STORED DATA:
* * *

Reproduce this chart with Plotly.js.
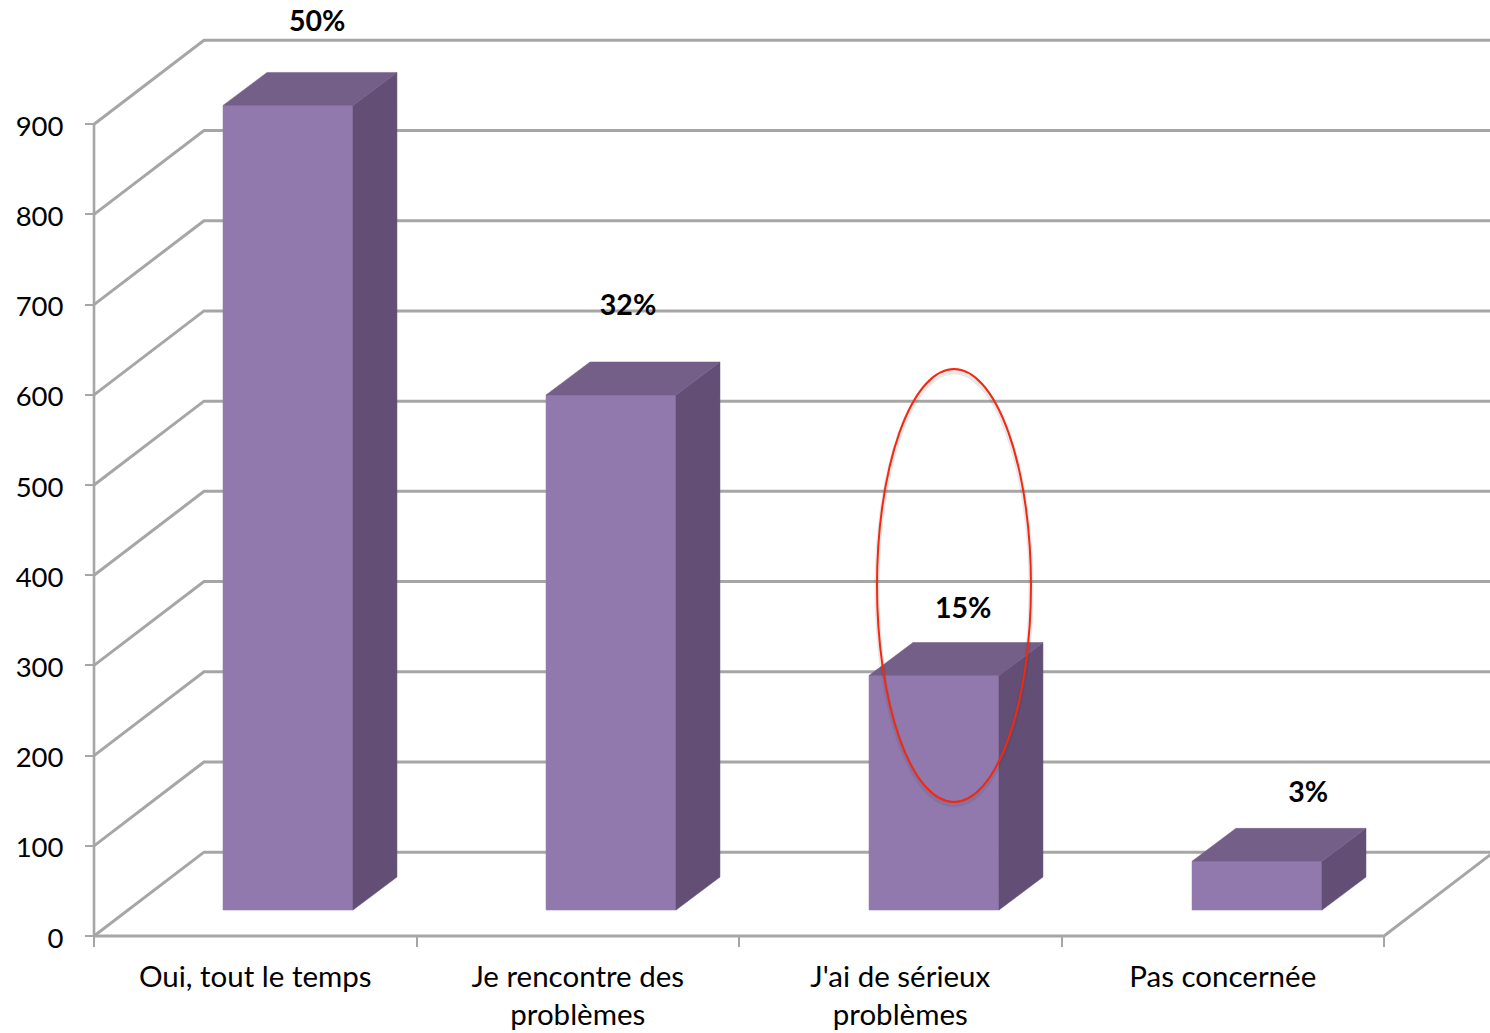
<!DOCTYPE html>
<html>
<head>
<meta charset="utf-8">
<script src="https://cdn.plot.ly/plotly-3.0.1.min.js"></script>
<style>html,body{margin:0;padding:0;background:#fff;overflow:hidden}#chart{width:1490px;height:1033px}</style>
</head>
<body>
<div id="chart"></div>
<script>
// Data
const categories = ["Oui, tout le temps", "Je rencontre des<br>problèmes", "J'ai de sérieux<br>problèmes", "Pas concernée"];
const values = [892, 571, 260, 54];
const percentLabels = ["50%", "32%", "15%", "3%"];
const valueTicks = [0, 100, 200, 300, 400, 500, 600, 700, 800, 900];

// Label anchors (x in category bands, y in value units)
const percentX = [0.692, 1.656, 2.695, 3.765];
const percentY = [1011, 696, 360, 156];

// 3D construction, in axis units
const wallDepthX = 0.341, wallDepthY = 93;
const floorEndX = 4, floorEndDepthX = 0.329, floorEndDepthY = 90;
const barLefts = [0.4, 1.4016, 2.4031, 3.4047];
const barWidth = 0.403, barBase = 28.8;
const barDepthX = 0.1364, barDepthY = 36.6;
const xRange = [-0.2915, 4.3287], yRange = [-107.5, 1037.7];
const xAxisPosition = 0.0939, yAxisPosition = 0.0631;

// Red ellipse, axis units
const ellipseX = [2.4279, 2.9054];
const ellipseY = [148.6, 628.6];

// Styles
const gridColor = "#a6a6a6", frontColor = "#9179ad", topColor = "#735f88", sideColor = "#634e76", textFont = "Lato";

const traces = [];
function line(x, y, width) {
  traces.push({type: "scatter", mode: "lines", x, y, hoverinfo: "skip",
    line: {color: gridColor, width, simplify: false}});
}
function poly(x, y, color) {
  traces.push({type: "scatter", mode: "lines", x, y, fill: "toself", fillcolor: color,
    hoverinfo: "skip", line: {color, width: 0.5}});
}
valueTicks.forEach(v => line([0, wallDepthX, xRange[1]], [v, v + wallDepthY, v + wallDepthY], 3));
line([0, 0], [0, 900], 2.6);
line([0, floorEndX, floorEndX + floorEndDepthX], [0, 0, floorEndDepthY], 3);

values.forEach((v, i) => {
  const l = barLefts[i], r = l + barWidth, b = barBase, t = barBase + v;
  poly([l, r, r, l, l], [b, b, t, t, b], frontColor);
  poly([r, r + barDepthX, r + barDepthX, r, r], [b, b + barDepthY, t + barDepthY, t, b], sideColor);
  poly([l, r, r + barDepthX, l + barDepthX, l], [t, t, t + barDepthY, t + barDepthY, t], topColor);
});

traces.push({type: "scatter", mode: "text", x: percentX, y: percentY, text: percentLabels,
  textposition: "middle center", hoverinfo: "skip",
  textfont: {family: textFont, size: 28.5, color: "#000", weight: 700}});

const layout = {
  width: 1490, height: 1033, showlegend: false,
  margin: {l: 0, r: 0, t: 0, b: 0, pad: 0},
  paper_bgcolor: "#fff", plot_bgcolor: "#fff",
  xaxis: {
    range: xRange, anchor: "free", position: xAxisPosition,
    showgrid: false, zeroline: false, showline: false,
    tickmode: "array", tickvals: categories.map((_, i) => i + 0.5), ticktext: categories,
    ticks: "", tickangle: 0, ticklabelstandoff: 20,
    tickfont: {family: textFont, size: 29.5, color: "#000"},
    minor: {tickmode: "array", tickvals: [0, 1, 2, 3, 4], ticks: "outside", ticklen: 10, tickwidth: 2, tickcolor: gridColor, showgrid: false}
  },
  yaxis: {
    range: yRange, anchor: "free", position: yAxisPosition,
    showgrid: false, zeroline: false, showline: false,
    tickmode: "array", tickvals: valueTicks, ticktext: valueTicks.map(String),
    ticks: "outside", ticklen: 9, tickwidth: 2, tickcolor: gridColor, ticklabelstandoff: 16, ticklabelshift: 2,
    tickfont: {family: textFont, size: 27.5, color: "#000"}
  },
  shapes: [
    {type: "circle", xref: "x", yref: "y", x0: ellipseX[0], x1: ellipseX[1], y0: ellipseY[0] - 3, y1: ellipseY[1] - 3,
      line: {color: "rgba(60,60,60,0.12)", width: 5}, layer: "above"},
    {type: "circle", xref: "x", yref: "y", x0: ellipseX[0], x1: ellipseX[1], y0: ellipseY[0], y1: ellipseY[1],
      line: {color: "#f5280f", width: 2}, layer: "above"}
  ]
};
Plotly.newPlot("chart", traces, layout, {staticPlot: true, displayModeBar: false});
</script>
</body>
</html>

* * *

TASK DETAILS:
Exactly reproduce the run of lines from the start of the listing through the line with "const percentY = [1011, 696, 360, 156];", inclusive; pictures are not copied.

ANSWER:
Reproduce this chart with Plotly.js.
<!DOCTYPE html>
<html>
<head>
<meta charset="utf-8">
<script src="https://cdn.plot.ly/plotly-3.0.1.min.js"></script>
<style>html,body{margin:0;padding:0;background:#fff;overflow:hidden}#chart{width:1490px;height:1033px}</style>
</head>
<body>
<div id="chart"></div>
<script>
// Data
const categories = ["Oui, tout le temps", "Je rencontre des<br>problèmes", "J'ai de sérieux<br>problèmes", "Pas concernée"];
const values = [892, 571, 260, 54];
const percentLabels = ["50%", "32%", "15%", "3%"];
const valueTicks = [0, 100, 200, 300, 400, 500, 600, 700, 800, 900];

// Label anchors (x in category bands, y in value units)
const percentX = [0.692, 1.656, 2.695, 3.765];
const percentY = [1011, 696, 360, 156];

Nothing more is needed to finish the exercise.